President Barack Obama’s planned visit to Mexico in May underscores the priority that the White House has placed on its relations with its southern neighbor, and the importance in coming up with a common strategy to help stem illegal migration to the United States.
This will be Obama’s second overseas trip of his second term after visiting Israel – the United States’ biggest ally in the Middle East.
The trip can also be seen as a sign of Washington’s support for President Enrique Peña Nieto’s sweeping reforms, as well as giving the United States an opportunity to strengthen business ties with Latin America’s second largest economy.

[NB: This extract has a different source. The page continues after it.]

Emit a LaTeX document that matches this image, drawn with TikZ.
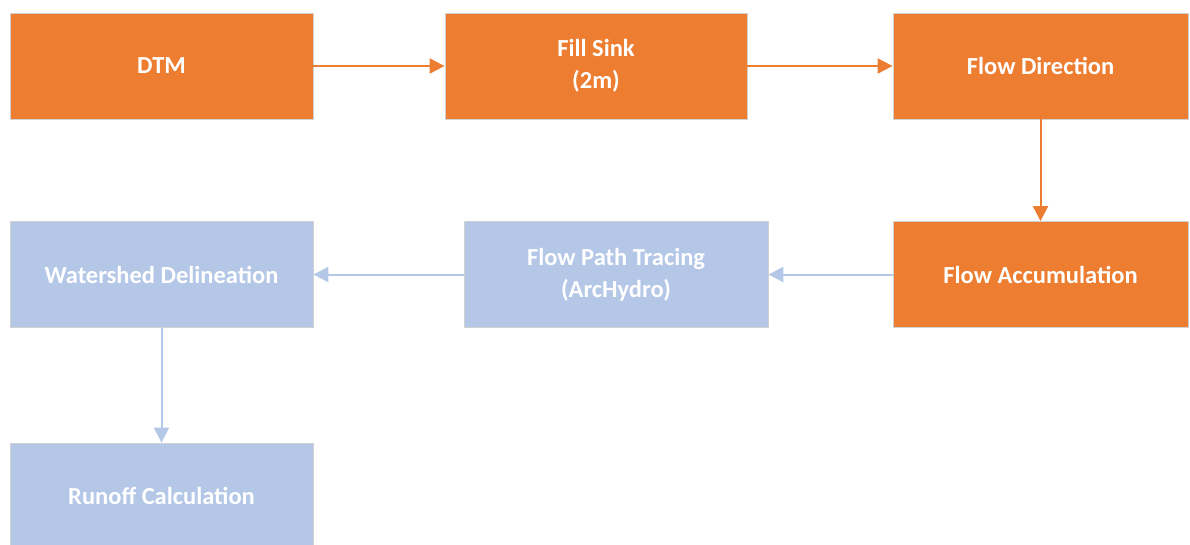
\documentclass[tikz,border=0pt]{standalone}
\usepackage{fontspec}
\setmainfont{Carlito}
\usetikzlibrary{arrows.meta}
\definecolor{stepOrange}{HTML}{ED7D31}
\definecolor{stepBlue}{HTML}{B4C7E7}
\begin{document}
\begin{tikzpicture}[x=1pt, y=-1pt,
    box/.style={draw=black!18, line width=.8pt, minimum width=303pt, minimum height=106pt,
        text=white, font=\fontsize{24.5}{32}\selectfont\bfseries, align=center, inner sep=0pt},
    orangebox/.style={box, fill=stepOrange},
    bluebox/.style={box, fill=stepBlue},
    orangearrow/.style={draw=stepOrange, line width=2pt, -{Triangle[length=15pt, width=15pt]}},
    bluearrow/.style={draw=stepBlue, line width=2pt, -{Triangle[length=15pt, width=15pt]}}]
        \useasboundingbox (0,0) rectangle (1190,544);
        \node[orangebox] (dtm) at (161.5,66) {DTM};
        \node[orangebox, minimum width=302pt] (fill) at (596,66) {Fill Sink\\(2m)};
        \node[orangebox, minimum width=295pt] (dir) at (1040.5,66) {Flow Direction};
        \node[orangebox, minimum width=295pt] (acc) at (1040.5,274.5) {Flow Accumulation};
        \node[bluebox, minimum width=304pt] (path) at (616,274.5) {Flow Path Tracing\\(ArcHydro)};
        \node[bluebox] (shed) at (161.5,274.5) {Watershed Delineation};
        \node[bluebox] (runoff) at (161.5,496) {Runoff Calculation};
        \draw[orangearrow] (dtm) -- (fill);
        \draw[orangearrow] (fill) -- (dir);
        \draw[orangearrow] (dir) -- (acc);
        \draw[bluearrow] (acc) -- (path);
        \draw[bluearrow] (path) -- (shed);
        \draw[bluearrow] (shed) -- (runoff);
    \end{tikzpicture}
\end{document}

Obama will travel to Mexico and Costa Rica from May 2-4. Although the trips have been planned for some time, the sites for the meetings with Peña Nieto have not been announced. It isn’t the first time the two leaders have met, but it is the first time that they will hold talks after both were sworn into office – Peña Nieto for his first and only six-year term in December and Obama for his second and last four-year term in January.
The visit also comes on the eve of Mexico’s Cinco de Mayo celebration, the national holiday to mark the 1864 Battle of Puebla where Mexican soldiers defeated France. It is also celebrated among the Mexican-American communities throughout the United States as Mexican pride day.
Among the main issues in the bilateral talks will be immigration, security and joint economic policy. The White House is currently engaged in an uphill battle with Republican lawmakers to find ways to legalize some 11 million undocumented workers in the United States, the majority of them from Mexico. As one of the conditions for passage, members of Congress have insisted the government must beef up patrols and security along the two countries’ 3,000-kilometer common border where people, weapons and drugs are smuggled through each day.
On Wednesday, Obama told Spanish-language media in the United States that he hopes the migration legislation will be ready by the end of the summer.
The White House is currently engaged in an uphill battle with Republican lawmakers to find ways to legalize some 11 million undocumented workers in the United States, the majority of them from Mexico
“Obama’s visit is to show support to Peña Nieto but there is also recognition that something isn’t working well in the southern belt of the United States,” said Sergio Aguayo, a professor at Mexico City’s prestigious Colegio de México. “Having a secure border has been a key strategy for the United States ever since 1929, during the presidency of Plutarco Elías Calles.
“For decades it worked well but holes have appeared in the last few years.”
Historian Héctor Aguilar Camín opined the visit will allow both countries to “re-establish” relations and joint cooperation. “The problems with migration, drugs and violence are not just Mexican; they are bi-national and regional and they deserve some global responsibility.”
Since 2006, when President Felipe Calderón announced a war against drug traffickers, there have been an estimated 70,000 deaths in Mexico with an additional 25,000 people missing. Peña Nieto has announced new strategies to battle the narcotics gangs, including the creation of a paramilitary force. However, since he took office four months ago there have been 3,000 killings.
“You can’t continue to demand that we gun down our own drug capos; law enforcement isn’t enough. The drug markets have to be controlled. We need to be treated as partners, not as enemies.”
In Costa Rica, Obama is scheduled to meet with President Laura Chinchilla and other heads of state from Central America and the Dominican Republic who will be on hand for a regional conference Costa Rica is hosting.